Celtic’s incoming CEO Dominic McKay got his first taste of interaction with the Celtic support last night and certainly was given a first hand account of the unhappiness that is out there among the wider support through the way that the club has pretty much ignored the support and failed to communicate at all this season. It was bad before but got much worse as one thing after another piled up and Celtic’s potentially historic Ten-in-a-Row collapsed around the club. Much of it of course was self-inflicted and the Govanites could hardly believe their luck as Celtic self imploded.

McKay has some job on his hands, but he probably knows this already. The support has to be convinced to renew – despite not knowing yet who the manager will be and whether we’ll be allowed back into games. The long promised ‘Added Value’ has not been delivered and calls to simply move on will leave a bad taste in many supporters mouths.

The terrible communication with the custodians of our club was addressed last night but the proof is in the pudding.
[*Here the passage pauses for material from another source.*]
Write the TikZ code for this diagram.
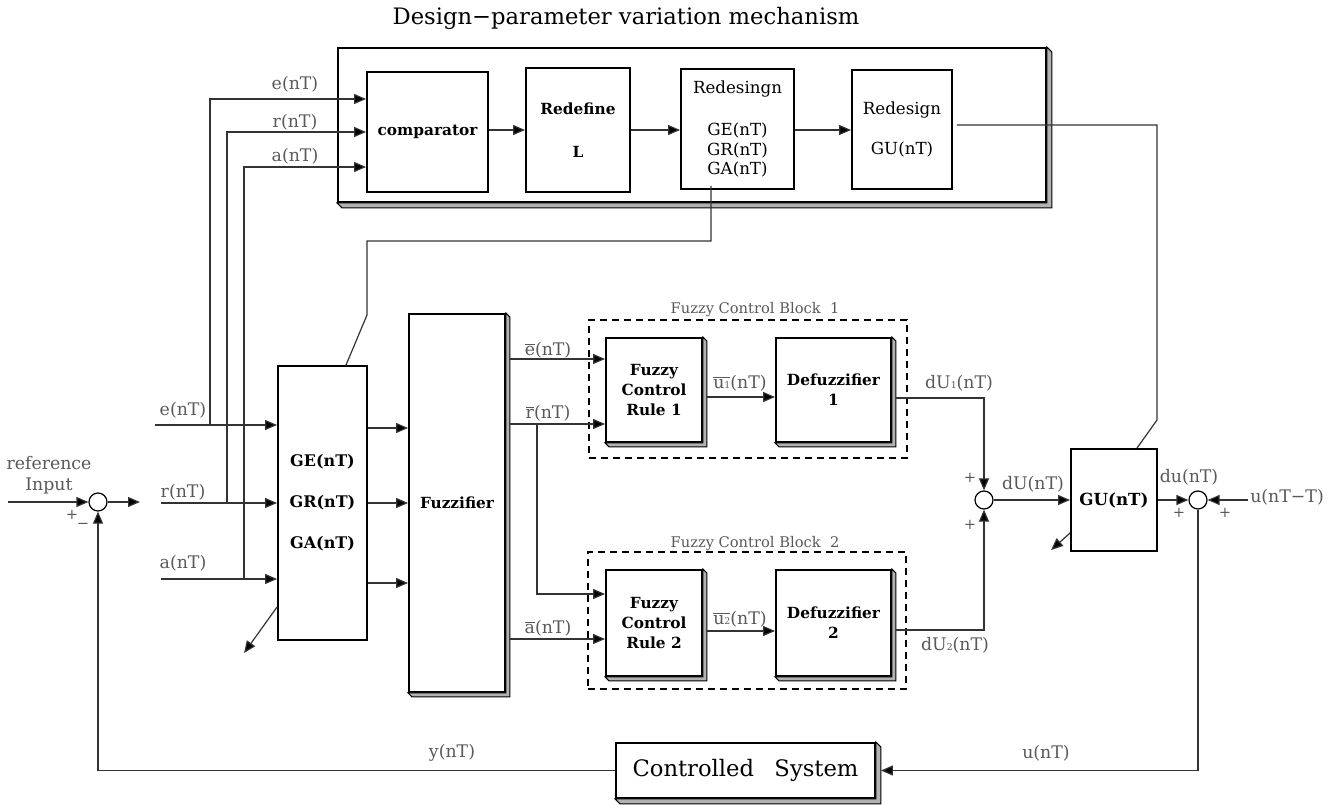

There was a fans media conference yesterday with Scott Brown and there’s another meeting next week when the fans media representatives will meet with the club to discuss how we can work together next season.

Dominic McKay Photo: Lynne Cameron

Incidentally at any of these fan media events to-date, there has been no sign of the old guard sites who traditionally like to cosy up to the outgoing CEO. The new wave of Celtic Fan media are unlikely to be controlled quite so easily.

Ginty1888 from the Cynic attended the Celtic Fan Forum last night. Here’s his summary via his thread on twitter.

From various conversations with people from Celtic yesterday there seems to be no definitive date on when the new manager will be announced but the hope is that it will still happen this month. Season tickets are going to go on sale from the end of the month too.

It would be remarkable if Celtic went into June trying to sell 60,000 season tickets, with no guarantee as to when the stadium will be able to accommodate everyone buying a ticket and with no manager in place.